I noticed there was no blue sign on Fredrick Blvd at the bottom of the interstate exit coming from the tunnel. With so many intersections having two signs within half a block of each other perhaps one more could be erected with the arrow directing Norfolk's non-tax payers to the Social Services building. The City has to bring in more voters from somewhere to occupy those new homes. No wonder this country is broke!

One of the main entrances

One of the main entrances into Portsmouth they build subsidized homes, welcome to the city of entitlement programs. We will see more people going to walmart to purchase a flat screen TV and then buying groceries with the EBT card. Wait a few years seaboard square will be run down, J-dub was built out of bricks and concrete blocks and look what happened, there are homes in my neighborhood built before 1950 using bricks and they still look great.

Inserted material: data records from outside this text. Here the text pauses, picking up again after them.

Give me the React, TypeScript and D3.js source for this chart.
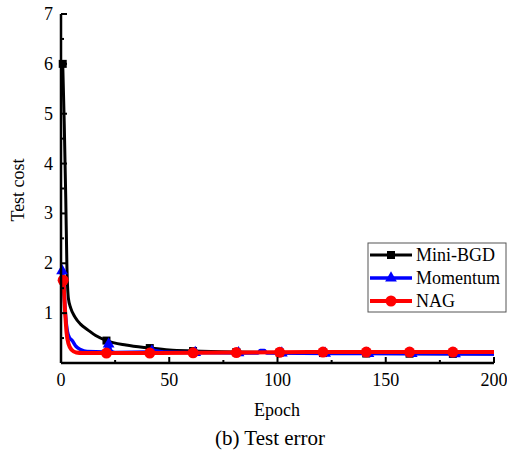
import React from "react";
import * as d3 from "d3";

const seriesNames = ["Mini-BGD", "Momentum", "NAG"];
const seriesColors = ["#000000", "#0000ff", "#ff0000"];

const miniBGD: [number, number][] = [
  [0.8, 6.0], [1.5, 4.8], [2.2, 3.3], [2.7, 2.0], [3.4, 1.3], [4.5, 1.1], [6.5, 0.92],
  [9, 0.78], [12.5, 0.66], [16, 0.55], [21, 0.45], [30, 0.36], [41, 0.3], [50, 0.26],
  [61, 0.24], [80, 0.22], [100, 0.21], [140, 0.19], [200, 0.18],
];
const momentum: [number, number][] = [
  [0.5, 1.85], [1, 1.75], [2, 1.0], [3, 0.62], [4, 0.5], [5, 0.46], [7, 0.33], [9, 0.27],
  [12, 0.23], [20, 0.22], [21, 0.3], [22, 0.38], [23, 0.25], [25, 0.21], [40, 0.22],
  [43, 0.25], [47, 0.22], [60, 0.21], [91, 0.2], [92, 0.25], [94, 0.25], [95, 0.2],
  [140, 0.19], [200, 0.18],
];
const nag: [number, number][] = [
  [0.5, 1.7], [1, 1.66], [1.8, 1.1], [2.6, 0.6], [3.5, 0.38], [5, 0.26], [7, 0.21],
  [10, 0.2], [40, 0.2], [80, 0.21], [120, 0.22], [200, 0.22],
];
const miniMarkers = [0.8, 21, 41, 61, 81, 101, 121, 141, 161, 181];
const momMarkers = [0.5, 22, 42, 62, 82, 102, 122, 142, 162, 182];
const nagMarkers = [1, 21, 41, 61, 81, 101, 121, 141, 161, 181];

const xTicks = [0, 50, 100, 150, 200];
const yTicks = [1, 2, 3, 4, 5, 6, 7];

const FONT = "'Liberation Serif', 'Times New Roman', serif";

function interp(data: [number, number][], x: number) {
  for (let i = 0; i < data.length - 1; i++) {
    if (x >= data[i][0] && x <= data[i + 1][0]) {
      const t = (x - data[i][0]) / (data[i + 1][0] - data[i][0]);
      return data[i][1] + t * (data[i + 1][1] - data[i][1]);
    }
  }
  return data[data.length - 1][1];
}

export default function App() {
  const W = 507, H = 450;
  const x = d3.scaleLinear().domain([0, 200]).range([61, 494]);
  const y = d3.scaleLinear().domain([0, 7]).range([363, 14]);
  const line = d3.line<[number, number]>().x(d => x(d[0])).y(d => y(d[1])).curve(d3.curveMonotoneX);

  const series = [miniBGD, momentum, nag];
  const markers = [miniMarkers, momMarkers, nagMarkers];
  const widths = [3, 3.5, 4];

  const marker = (i: number, cx: number, cy: number, key: string) => {
    const c = seriesColors[i];
    if (i === 0) return <rect key={key} x={cx - 4} y={cy - 4} width={8} height={8} fill={c} />;
    if (i === 1) {
      const p = d3.symbol().type(d3.symbolTriangle).size(60)();
      return <path key={key} d={p || ""} transform={`translate(${cx},${cy})`} fill={c} />;
    }
    return <circle key={key} cx={cx} cy={cy} r={5.5} fill={c} />;
  };

  const xMinor = d3.range(0, 201, 25);
  const yMinor = d3.range(0.5, 7.01, 0.5);

  return (
    <svg width={W} height={H} style={{ position: "absolute", left: 0, top: 0, background: "#fff" }} fontFamily={FONT}>
      <rect width={W} height={H} fill="#fff" />
      {series.map((s, i) => (
        <g key={i}>
          <path d={line(s) || ""} fill="none" stroke={seriesColors[i]} strokeWidth={widths[i]} strokeLinejoin="round" />
          {markers[i].map((m, j) => marker(i, x(m), y(interp(s, m)), `m${i}-${j}`))}
        </g>
      ))}
      {/* axes */}
      <line x1={x(0)} x2={x(200)} y1={y(0)} y2={y(0)} stroke="#000" strokeWidth={2.5} />
      <line x1={x(0)} x2={x(0)} y1={y(0)} y2={y(7)} stroke="#000" strokeWidth={2.5} />
      {xMinor.map(t => (
        <line key={"xm" + t} x1={x(t)} x2={x(t)} y1={y(0)} y2={y(0) - (t % 50 === 0 ? 6 : 3)} stroke="#000" strokeWidth={2} />
      ))}
      {yMinor.map(t => (
        <line key={"ym" + t} x1={x(0)} x2={x(0) + (Math.abs(t % 1) < 1e-9 ? 6 : 3)} y1={y(t)} y2={y(t)} stroke="#000" strokeWidth={2} />
      ))}
      {xTicks.map(t => (
        <text key={"xt" + t} x={x(t)} y={y(0) + 23} textAnchor="middle" fontSize={18}>{t}</text>
      ))}
      {yTicks.map(t => (
        <text key={"yt" + t} x={x(0) - 8} y={y(t) + 6} textAnchor="end" fontSize={18}>{t}</text>
      ))}
      <text x={277} y={416} textAnchor="middle" fontSize={18}>Epoch</text>
      <text x={270} y={445} textAnchor="middle" fontSize={21}>(b) Test error</text>
      <text transform={`translate(24,190) rotate(-90)`} textAnchor="middle" fontSize={18}>Test cost</text>
      {/* legend */}
      <rect x={368} y={243} width={138} height={69} fill="#fff" stroke="#555" strokeWidth={1} />
      {seriesNames.map((n, i) => {
        const ly = 255 + i * 23;
        return (
          <g key={n}>
            <line x1={370} x2={412} y1={ly} y2={ly} stroke={seriesColors[i]} strokeWidth={widths[i]} />
            {marker(i, 391, ly, "lg" + i)}
            <text x={416} y={ly + 6} fontSize={18}>{n}</text>
          </g>
        );
      })}
    </svg>
  );
}
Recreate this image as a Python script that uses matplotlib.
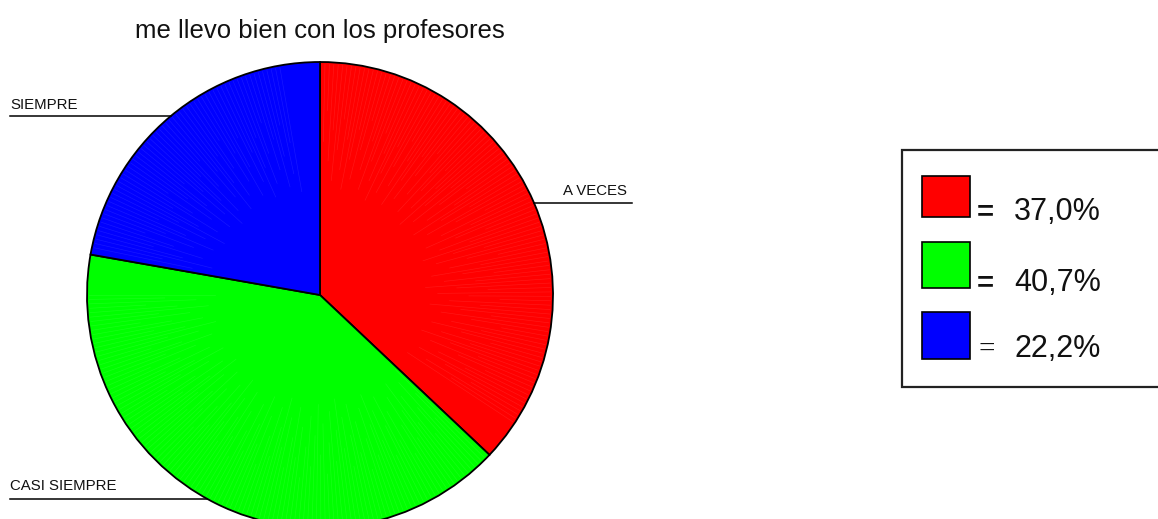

If Portsmouth was smart they would of relocated city hall to the midtown area and sold the water front property (granted it's not the greatest view) and build condos to sell to tax paying citizens, instead of rebuilding subsided housing.

Nothing new here!

The old Ida Barbour and Howard Homes projects are exactly the same thing. Thanks for spending boatloads of money helping those that don't give anything back!

why is this being celebrated?

"...subsidized townhouse-style homes". There is absolutely nothig to be celebrated when it coes to public housing outside of pursuading the "projects" folks to remain Democratic voters. Keys to a house and free taxpayer money in the form of welfare checks. Let'em get labor jobs and rent homes. There are plenty out there. If they're gonna have these "projects" they need to be built next door to the prisons and away from the civally well-behaved.

thanks for the right winged

thanks for the right winged selfish post...you know there are ACTUALLY people out there trying who just need a lift up , and this may be what makes it or puts the fire back in some folks...

Im an independent type who leans democrat but I also believe in fiscal responsibility....my problem is we give BIG BUSINESS IN Portsmouth huge breaks and incentives so whats wrong with matching our love for business and jobs with our responsibility to take care of our brother and sister citizens down on their luck but trying?

I take serious offense at people who CLAIM Portsmouth is such a welfare haven....I sat on the social services board and newsflash...more and more of the needy are lower middle class scraping by. Teachers,cops,firefighters etc.

Just for the record, ALL

Just for the record, ALL residents have to be either elderly, disabled or employed. Employment is not just getting a job today and stop working tomorrow. Come on people! Do you think for one minute that an agency will spend millions of dollars to go backwards?

Government Housing

You never take pride in anything you don't have to work for. Portsmouth's biggest industry is welfare.

A modern slum

Well, those bright, shiny new buildings look great now. It will just be a matter of time and they will look tattered and un-kept, and the crime rate will rival that of Jeffery Wilson. When will Portsmouth learn that subsidized housing is not what's needed to boost its image and attract decent,viable businesses to the city. It seems to me that the near-sighted city fathers want to perpetuate the ghetto image that Portsmouth has in Hampton Roads. Portsmouth is a fine city and deserves better.

Wonder how Long??

I wonder how long it will be before the crime rate goes up in this new project????

The buildings so far look

The buildings so far look great, and previous articles had mentioned stringent background checks as part of the application process for being allowed to live in this development. As a resident of Portsmouth, consistently watching my taxes go up and my property value go down, I am hopeful this project will be a success. The odds are certainly stacked against success though. The projects may have been razed, but the surrounding neighborhoods still harbor trouble. FWIW, Seaboard Square is a hell of a lot nicer to look at than the old Wilson projects when you get off the interstate at Frederick Blvd. With a little luck, they'll stay that way for a while.